A primeira conexão entre a Operação Lava-Jato e a investigação que desembocou na prisão do ex-presidente Michel Temer e o ex-ministro Moreira Franco surgiu em uma análise da troca de e-mails de executivos da Engevix sobre negociações de contrato da Usina Angra 3. A Ecovix, empresa controlada pela Engevix com participação de um fundo ligado à Funcef, entidade de previdência complementar da Caixa Econômica Federal, havia tido uma surpreendente vitória na licitação federal para ocupar o Estaleiro Rio Grande, principal estrutura do polo naval gaúcho. Em material apreendido pela Lava-Jato há quatro anos, quando se investigava a participação da empresa no cartel de empreiteiras montado para fraudar licitações da Petrobras.
Em um dos e-mails analisados, enviado em agosto de 2014, surgiu pela primeira vez o nome do coronel aposentado da PM paulista João Baptista Lima Filho, o coronel Lima. Um dos donos da Engevix, José Antunes Sobrinho, recomenda a dois funcionários da empresa, Samuel Fayad e Wilson Vieira, com cópia para os sócios Gerson Almada e Cristiano Kok, que "se precisarem de alguma ação minha com o Othon (ex-diretor-presidente da Eletronuclear Othon Luiz Pinheiro da Silva) ou com AF/Lima, por motivos óbvios de minha relação, conhecimento do setor e histórico, podem contar comigo".
A "AF" era a finlandesa AF Consult, e "Lima", apurou a Lava-Jato, o amigo e assessor informal de Temer. A AF e a Argeplan, empresa do coronel, tinham contratos na obra da usina nuclear Angra 3, no Rio, que envolvia R$ 162,2 milhões em maio de 2012 (atualizados pelo IPCA, R$ 239,4 milhões hoje). As duas eram parceiras da Engevix.
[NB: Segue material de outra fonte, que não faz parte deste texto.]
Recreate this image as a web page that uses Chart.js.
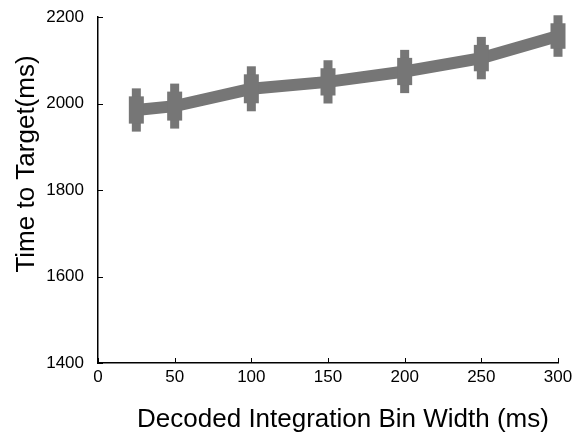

A partir daí, a investigação se desdobrou até chegar às prisões de Lima e Temer, nesta quinta-feira (21).
A Ecovix pediu recuperação judicial, aprovada em 26 de junho do ano passado, e pouco se moveu desde então. A Engevix hoje é só de Antunes Sobrinho, que pagou, para ficar de único dono, R$ 1 a cada um dos sócios, além do pagamento das defesas no âmbito da Lava-Jato.
A empresa é citada várias vezes no despacho do juiz Marcelo Bretas que determinou a prisão:
"Plausível a conclusão do órgão ministerial de que coronel Lima atua como uma espécie de mandatário de Michel Temer, sendo há décadas homem de confiança do ex-presidente da República, além de atuar nas relações comerciais entre Temer e empresários da construção civil (a exemplo da Engevix), bem como do setor portuário (narrado na denúncia do Quadrilhão do PMDB)" e "o coronel Lima o procurou informando que ele deveria fazer doações para a cúpula do PMDB. Contudo o colaborador (Sobrinho/Engevix) apontou que não tinha margem nos seus contratos em andamento com a Eletronuclear (Angra 3) para acumular o montante. Note que, como parece, e foi revelado, pelo colaborador, sua empresa Engevix seguia realizando todo o projeto eletromecânico 1, enquanto parte dos valores pagos pelo contrato com a Eletronuclear já eram direcionados à empresa Argeplan, sócia formal da AF Consult do Brasil. Para atender ao pedido de R$ 1.000.000,00 (um milhão) feito pelo coronel Lima, Sobrinho assevera que tentou obter recursos com Moreira Franco, com quem tinha bom relacionamento, por meio dos contratos ligados à Secretaria de Aviação Civil, de responsabilidade do segundo a época".